Democrats and other opponents of the bill point to the Florida Education bill’s vague language as a major issue. They say the phrases such as “classroom instruction” and “age-appropriate” can be used in just about any circumstance and could open up unnecessary legal action. “The bill’s intentionally vague language leaves teachers afraid to talk to their students and opens up school districts to costly and frivolous litigation from those seeking to exclude LGBTQ people from any grade level,” claimed state Rep. Carlos G. Smith via Yahoo. Smith is a Democrat who is gay. “Even worse, #DontSayGay sends a hateful message to our most vulnerable youth who simply need our support.”
Across the state, students staged walkouts in protest.
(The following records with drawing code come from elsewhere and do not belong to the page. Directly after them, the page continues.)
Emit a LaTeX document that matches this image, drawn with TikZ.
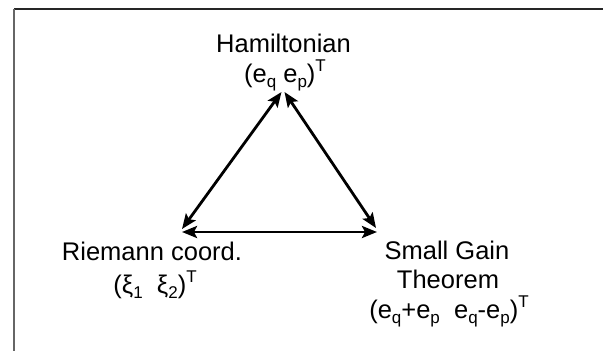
\documentclass[tikz,border=0pt]{standalone}
\usepackage{fontspec}
\setmainfont{Liberation Sans}
\usetikzlibrary{arrows.meta}
\newcommand\sbx[1]{\raisebox{-0.22em}{\fontsize{17}{17}\selectfont #1}}
\newcommand\spx[1]{\raisebox{0.42em}{\fontsize{17}{17}\selectfont #1}}
\tikzset{
  lbl/.style={inner sep=0pt, anchor=base, font=\fontsize{25.5}{30}\selectfont},
  link/.style={line width=2.8pt, {Stealth[length=15pt,width=12pt,inset=3pt]}-{Stealth[length=15pt,width=12pt,inset=3pt]}, shorten <=0pt, shorten >=0pt},
  frameline/.style={line width=1.8pt}
}
\begin{document}
\begin{tikzpicture}[x=1pt,y=-1pt]
\useasboundingbox (0,0) rectangle (605,351);
\fill[white] (0,0) rectangle (605,351);
% frame
\coordinate (fTL) at (14,9);
\coordinate (fTR) at (603,9);
\coordinate (fBL) at (14,351);
\draw[frameline, black!85] (fTL) -- (fTR);
\draw[frameline, black!60] (fTL) -- (fBL);
% labels
\node[lbl] (hamA) at (283.5,52) {Hamiltonian};
\node[lbl] (hamB) at (285,82) {(e\sbx{q} e\sbx{p})\spx{T}};
\node[lbl] (rieA) at (152,260) {Riemann coord.};
\node[lbl] (rieB) at (155,293) {(ξ\sbx{1}\ \ ξ\sbx{2})\spx{T}};
\node[lbl] (sgA) at (447,259) {Small Gain};
\node[lbl] (sgB) at (448,288) {Theorem};
\node[lbl] (sgC) at (449,318) {(e\sbx{q}+e\sbx{p}\ \ e\sbx{q}-e\sbx{p})\spx{T}};
% arrow end points
\coordinate (tL) at (281.5,92);
\coordinate (tR) at (284.5,92);
\coordinate (lD) at (182,229);
\coordinate (lH) at (182,232);
\coordinate (rD) at (376,228);
\coordinate (rH) at (377,232);
\draw[link] (lD) -- (tL);
\draw[link] (rD) -- (tR);
\draw[link] (lH) -- (rH);
\end{tikzpicture}
\end{document}
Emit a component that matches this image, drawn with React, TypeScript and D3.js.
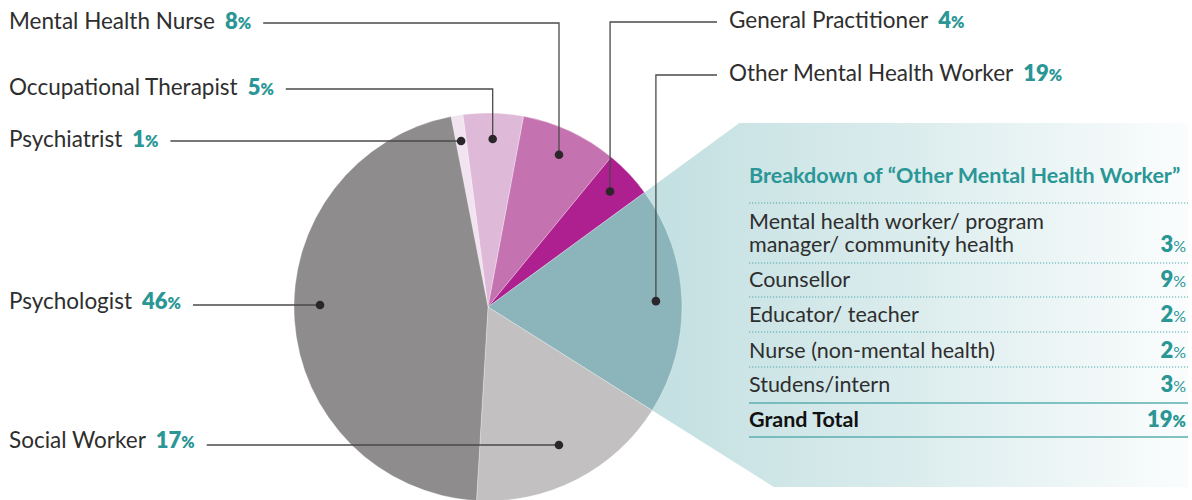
import React, { useEffect, useRef } from "react";
import * as d3 from "d3";

// ---------- data ----------
const categories = [
  "Psychiatrist",
  "Occupational Therapist",
  "Mental Health Nurse",
  "General Practitioner",
  "Other Mental Health Worker",
  "Social Worker",
  "Psychologist",
];
const shares = [1, 5, 8, 4, 19, 17, 46];

const breakdownTitle = "Breakdown of \u201COther Mental Health Worker\u201D";
const breakdownLabels = [
  ["Mental health worker/ program", "manager/ community health"],
  ["Counsellor"],
  ["Educator/ teacher"],
  ["Nurse (non-mental health)"],
  ["Studens/intern"],
];
const breakdownValues = [3, 9, 2, 2, 3];
const totalLabel = "Grand Total";
const totalValue = 19;

// ---------- styles / layout ----------
const sliceColors = ["#f1e3ef", "#dfb9d8", "#c573b0", "#ae1f8f", "#8bb5bb", "#c2c0c1", "#8e8c8d"];
const W = 1192;
const H = 500;
const CX = 488;
const CY = 307;
const R = 194;
const DOT_R = 168;
const START_DEG = -11;
const TEAL = "#2a9696";
const FONT = "Lato, 'Open Sans', sans-serif";
const TEXT_COLOR = "#2e2e2e";

// label layout per category (same order as categories)
const labelLayout = [
  { side: "left", baseline: 147, lineY: 141, mode: "h" },
  { side: "left", baseline: 95, lineY: 89, mode: "v" },
  { side: "left", baseline: 29, lineY: 23, mode: "v" },
  { side: "right", baseline: 28, lineY: 22, mode: "v" },
  { side: "right", baseline: 81, lineY: 75, mode: "v" },
  { side: "left", baseline: 448, lineY: 445, mode: "h" },
  { side: "left", baseline: 309, lineY: 305, mode: "h" },
];
const LEFT_X = 9;
const RIGHT_X = 729;

export default function App() {
  const ref = useRef<SVGSVGElement | null>(null);

  useEffect(() => {
    const svg = d3.select(ref.current);
    svg.selectAll("*").remove();

    const data = categories.map((c, i) => ({ name: c, value: shares[i], color: sliceColors[i], layout: labelLayout[i] }));
    const s = (START_DEG * Math.PI) / 180;
    const pie = d3
      .pie<any>()
      .sort(null)
      .value((d: any) => d.value)
      .startAngle(s)
      .endAngle(s + 2 * Math.PI);
    const arcs = pie(data);
    const arc = d3.arc<any>().innerRadius(0).outerRadius(R);

    // gradient
    const defs = svg.append("defs");
    const grad = defs
      .append("linearGradient")
      .attr("id", "panelGrad")
      .attr("gradientUnits", "userSpaceOnUse")
      .attr("x1", 640)
      .attr("x2", 1192)
      .attr("y1", 0)
      .attr("y2", 0);
    grad.append("stop").attr("offset", 0).attr("stop-color", "#c2dfe1");
    grad.append("stop").attr("offset", 0.45).attr("stop-color", "#d9ebec");
    grad.append("stop").attr("offset", 1).attr("stop-color", "#fbfdfd");

    // expanding panel from the "Other" slice
    const other = arcs[4];
    const panelTop = 123;
    const panelBottom = 487;
    const panelRight = 1188;
    const a1 = other.startAngle;
    const a2 = other.endAngle;
    const t1 = (CY - panelTop) / Math.cos(a1);
    const p1: [number, number] = [CX + t1 * Math.sin(a1), panelTop];
    const t2 = (panelBottom - CY) / -Math.cos(a2);
    const p2: [number, number] = [CX + t2 * Math.sin(a2), panelBottom];
    const poly = [[CX, CY], p1, [panelRight, panelTop], [panelRight, panelBottom], p2];
    svg
      .append("path")
      .attr("d", "M" + poly.map((p) => p.join(",")).join("L") + "Z")
      .attr("fill", "url(#panelGrad)");

    // pie
    svg
      .append("g")
      .attr("transform", `translate(${CX},${CY})`)
      .selectAll("path")
      .data(arcs)
      .join("path")
      .attr("d", arc as any)
      .attr("fill", (d: any) => d.data.color)
      .attr("stroke", "rgba(255,255,255,0.5)")
      .attr("stroke-width", 0.6);

    // labels + leaders
    const gl = svg.append("g");
    arcs.forEach((d: any) => {
      const L = d.data.layout;
      const mid = (d.startAngle + d.endAngle) / 2;
      let dot: [number, number];
      if (L.mode === "v") {
        dot = [CX + DOT_R * Math.sin(mid), CY - DOT_R * Math.cos(mid)];
      } else {
        const dy = L.lineY - CY;
        const t = dy / -Math.cos(mid);
        if (t > 0.6 * R && t < 0.92 * R) {
          dot = [CX + t * Math.sin(mid), L.lineY];
        } else {
          const dx = Math.sqrt(Math.max(0, DOT_R * DOT_R - dy * dy));
          dot = [CX + Math.sign(Math.sin(mid)) * dx, L.lineY];
        }
      }

      const tx = L.side === "left" ? LEFT_X : RIGHT_X;
      const text = gl
        .append("text")
        .attr("x", tx)
        .attr("y", L.baseline)
        .attr("font-family", FONT)
        .attr("font-size", 22.5)
        .attr("fill", TEXT_COLOR);
      text.append("tspan").attr("font-weight", 400).text(d.data.name);
      text
        .append("tspan")
        .attr("dx", 10)
        .attr("font-weight", 800)
        .attr("font-size", 22)
        .attr("fill", TEAL)
        .text(String(d.data.value));
      text
        .append("tspan")
        .attr("font-weight", 800)
        .attr("font-size", 16)
        .attr("fill", TEAL)
        .text("%");

      const bb = (text.node() as SVGTextElement).getBBox();
      const w = bb.x + bb.width - tx;
      let pts: [number, number][];
      if (L.side === "left") {
        const x0 = tx + w + 12;
        pts = L.mode === "v" ? [[x0, L.lineY], [dot[0], L.lineY], dot] : [[x0, L.lineY], dot];
      } else {
        const x0 = tx - 12;
        pts = [[x0, L.lineY], [dot[0], L.lineY], dot];
      }
      gl.append("path")
        .attr("d", d3.line()(pts) as string)
        .attr("fill", "none")
        .attr("stroke", "#4a4a4a")
        .attr("stroke-width", 1.3);
      gl.append("circle").attr("cx", dot[0]).attr("cy", dot[1]).attr("r", 4.3).attr("fill", "#2b262a");
    });

    // breakdown table
    const tb = svg.append("g");
    const TX0 = 749;
    const TX1 = 1188;
    tb.append("text")
      .attr("x", TX0)
      .attr("y", 183)
      .attr("font-family", FONT)
      .attr("font-size", 21.5)
      .attr("font-weight", 700)
      .attr("fill", TEAL)
      .text(breakdownTitle);

    const dotted = (y: number) =>
      tb
        .append("line")
        .attr("x1", TX0)
        .attr("x2", TX1)
        .attr("y1", y)
        .attr("y2", y)
        .attr("stroke", "#4fa9ad")
        .attr("stroke-width", 1.2)
        .attr("stroke-dasharray", "1.2,1.8");
    const solid = (y: number) =>
      tb
        .append("line")
        .attr("x1", TX0)
        .attr("x2", TX1)
        .attr("y1", y)
        .attr("y2", y)
        .attr("stroke", "#5aaeb2")
        .attr("stroke-width", 1.6);

    dotted(203);
    const rowBaselines = [252, 287, 322, 358, 392];
    const rowLines = [263, 297, 332, 367, 403];
    breakdownLabels.forEach((lines, i) => {
      const yb = rowBaselines[i];
      const t = tb
        .append("text")
        .attr("font-family", FONT)
        .attr("font-size", 21.5)
        .attr("font-weight", 400)
        .attr("fill", TEXT_COLOR);
      lines.forEach((ln, j) => {
        t.append("tspan")
          .attr("x", TX0)
          .attr("y", yb - (lines.length - 1 - j) * 23)
          .text(ln);
      });
      const vt = tb
        .append("text")
        .attr("x", TX1 - 2)
        .attr("y", yb)
        .attr("text-anchor", "end")
        .attr("font-family", FONT)
        .attr("fill", TEAL);
      vt.append("tspan").attr("font-size", 22).attr("font-weight", 800).text(String(breakdownValues[i]));
      vt.append("tspan").attr("font-size", 16).attr("font-weight", 400).text("%");
      if (i < breakdownLabels.length - 1) dotted(rowLines[i]);
      else solid(rowLines[i]);
    });
    tb.append("text")
      .attr("x", TX0)
      .attr("y", 427)
      .attr("font-family", FONT)
      .attr("font-size", 21.5)
      .attr("font-weight", 700)
      .attr("fill", "#111")
      .text(totalLabel);
    const tt = tb
      .append("text")
      .attr("x", TX1 - 2)
      .attr("y", 427)
      .attr("text-anchor", "end")
      .attr("font-family", FONT)
      .attr("fill", TEAL)
      .attr("font-weight", 800);
    tt.append("tspan").attr("font-size", 22).text(String(totalValue));
    tt.append("tspan").attr("font-size", 16).text("%");
    solid(437);
  }, []);

  return (
    <svg
      ref={ref}
      width={W}
      height={H}
      style={{ position: "absolute", left: 0, top: 0, display: "block", background: "#fff" }}
    />
  );
}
The Walt Disney Company suspended state political donations, and theme park workers in the state also staged walkouts because the Mouse House CEO Bob Chapek wasn’t immediate in his response to the Florida Education bill. Florida Education Association President Andrew Spar said, “This bill is based on a falsehood, and that falsehood is that somehow we’re teaching kids inappropriate topics at an early age, and clearly we’re not.”
Republican Rep. Joe Harding sponsored the bill and like Gov. DeSantis, pushed back against critics of the Florida Education bill. He said the new bill would not stop spontaneous discussions from taking place that concerned gender identity or sexual orientation. He said the bill only prevents school districts from including these topics in the school curriculum. Nadine Smith, Equality Florida’s executive director, begs to differ.
“DeSantis has damaged our state’s reputation as a welcoming and inclusive place for all families, he has made us a laughing stock and target of national derision. Worse, he has made schools less safe for children,” Smith said to CBS News in a written statement. “Equality Florida will defend the rights of all students to have a healthy environment to learn and thrive and for all parents to know their families are included and respected. This law will not stand and we will work to see it removed either by the courts as unconstitutional or repealed by the legislature.”
Gov. DeSantis not only took exception to Smith, but he also took exception to Hollywood’s response to the Florida Education bill. He immediately went for the jugular when asked about Hollywood’s reaction to bringing up the disgraced movie producer, Harvey Weinstein. He said those in Hollywood were the same people who supported and upheld Weinstein. “If those are the types of people who are opposing us on parents’ rights, I wear that like a badge of honor,” DeSantis said.